Kyle Liggan, a senior at St. Catherine’s School, wants to make sure they don’t miss the latest songs of Justin Timberlake, Rihanna, Blake Shelton or the recently reunited Destiny’s Child while they’re gone.
She raised more than $3,000 to buy about 50 iPods and download music for them.
Soon, the iPods will be in the hands of deployed men and women of the Air Force.
Her project, Tunes for Our Troops, is part of St. Catherine’s School’s X-Term program, in which ninth- to 12th-graders take a week away from school in the spring to explore nonacademic topics. Freshmen do a gradewide project, this year called “What is an Ethical Response to Poverty?,” sophomores and juniors typically travel internationally, while seniors craft community projects or volunteer.
Liggan knew early on that she wanted her senior project to involve the military. She saw an organization’s website that was collecting books and movies to send to troops.
“So I thought, ‘Why not music’?”
There’s already a huge disconnect for members of the military when they come home from months of service, she said.
“‘All the music I loved a few months ago is old news,’” Liggan imagines them saying.

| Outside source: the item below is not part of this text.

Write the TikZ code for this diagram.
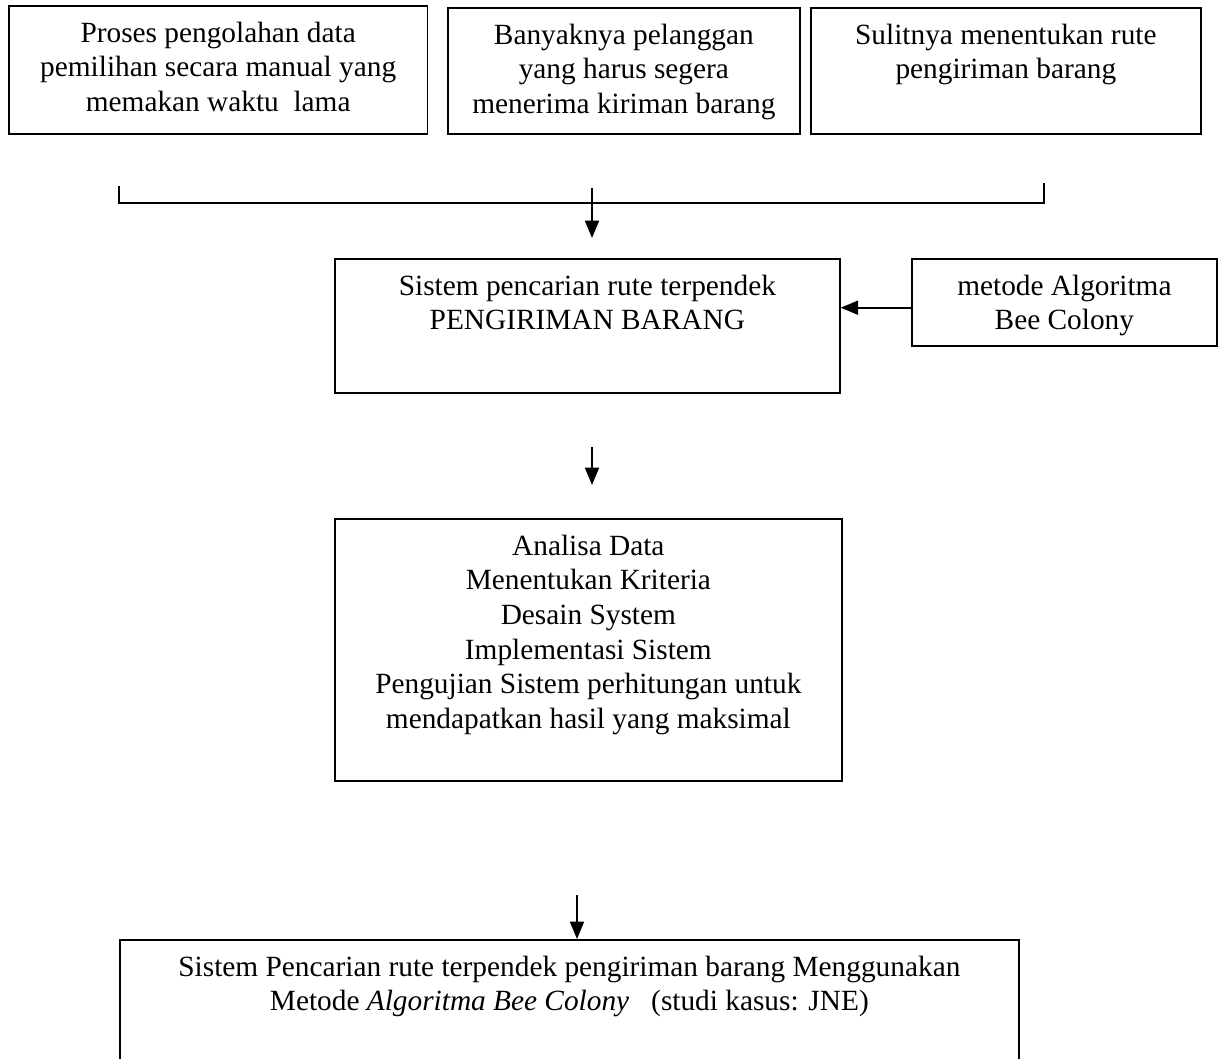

As for her, “I couldn’t imagine going somewhere without my music.”
To help connect her with those who could benefit the most from the iPods, Parker Northrup, a retired airman after 24 years of active duty, put in a call to Langley Air Force Base in Hampton.
“Can’t just call the Pentagon and say, ‘Hey I want to send you some iPods,’” he said. But getting Langley involved is well worth the effort, he said. “Little things from home make a big difference.”
Master Sgt. Brian Lackman at Langley set up the destinations. Northrup said the iPods will likely go to service members deployed to work with new teams rather than with their customary units.
“Military folks are just like everybody else,” he said. During individual deployment, “it’s a little more challenging to establish a friend network.”
The effort required about $2,700 to buy the iPods and music to download. Liggan’s project proposal in October included a detailed fundraising plan that surprised senior project coordinator June Lehman.
“She had a goal in mind and knew how to get there,” Lehman said. “To know Kyle is to know someone who is confident.”
Liggan set up a Facebook page, blog and Twitter profile to promote the project. The St. Catherine’s School Foundation brought Tunes for Our Troops under its nonprofit arm. She read military biographies to better understand how the system works and relate to those she was helping.
During X-Term from March 4 to 8, Liggan amped up her fundraising efforts and went door to door in her western Henrico County neighborhood with her dog and asked businesses for donations to meet her goal by the March 8 deadline.
Midweek she had $1,100.
“I wasn’t sure if I was going to make it,” she said.
But thanks to several last-minute donations from individuals and businesses, Liggan surpassed her goal, totaling $3,058.
The six-month process has taught Liggan a lot about how a business is run — marketing, managing money and making realistic goals.
“I realized I couldn’t go everywhere in Richmond,” she said. “It was nice to be able to expand my knowledge on what already interests me.”
Lehman said Liggan came to her occasionally for guidance, but she didn’t need as much oversight as other students.
“Once she committed to this, she became self-functional … like a plane on autopilot,” Lehman said.
Liggan plans to study engineering when she heads to the University of Virginia in the fall so she can develop information systems for the military.
“I’ve always had an interest in the military,” she said, though no one in her family has served.
“Knowing that in the end it was really going to benefit those 51 or 52 people who have access to something that they didn’t have access to before … (it will) help them feel more at home.”